On Mappings on the Hypercube with Small Average Stretch

Let $A \subseteq \{0,1\}^n$ be a set of size $2^{n-1}$, and let $ϕ\colon \{0,1\}^{n-1} \to A$ be a bijection. We define the average stretch of $ϕ$ as ${\sf avgStretch}(ϕ) = {\mathbb E}[{\sf dist}(ϕ(x),ϕ(x'))]$, where the expectation is taken over uniformly random $x,x' \in \{0,1\}^{n-1}$ that differ in exactly one coordinate. In this paper we continue the line of research studying mappings on the discrete hypercube with small average stretch. We prove the following results. (1) For any set $A \subseteq \{0,1\}^n$ of density $1/2$ there exists a bijection $ϕ_A \colon \{0,1\}^{n-1} \to A$ such that ${\sf avgstretch}(ϕ_A) = O(\sqrt{n})$. (2) For $n = 3^k$ let $A_{{\sf rec\text{-}maj}} = \{x \in \{0,1\}^n : {\sf rec\text{-}maj}(x) = 1\}$, where ${\sf rec\text{-}maj} : \{0,1\}^n \to \{0,1\}$ is the function recursive majority of 3's.

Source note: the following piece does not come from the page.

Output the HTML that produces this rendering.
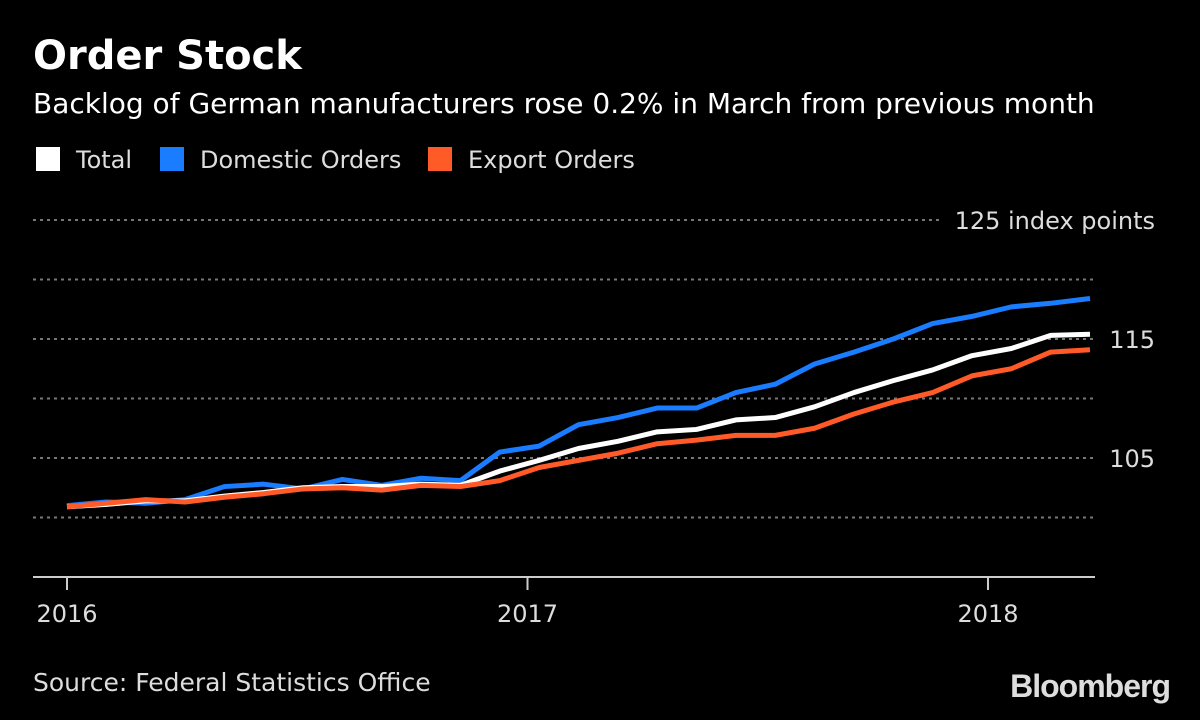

There exists a bijection $ϕ_{{\sf rec\text{-}maj}} \colon \{0,1\}^{n-1} \to A_{\sf rec\text{-}maj}$ such that ${\sf avgstretch}(ϕ_{\sf rec\text{-}maj}) = O(1)$. (3) Let $A_{\sf tribes} = \{x \in \{0,1\}^n : {\sf tribes}(x) = 1\}$. There exists a bijection $ϕ_{\sf tribes} \colon \{0,1\}^{n-1} \to A_{\sf tribes}$ such that ${\sf avgstretch}(ϕ_{\sf tribes}) = O(\log(n))$. These results answer the questions raised by Benjamini et al.\ (FOCS 2014).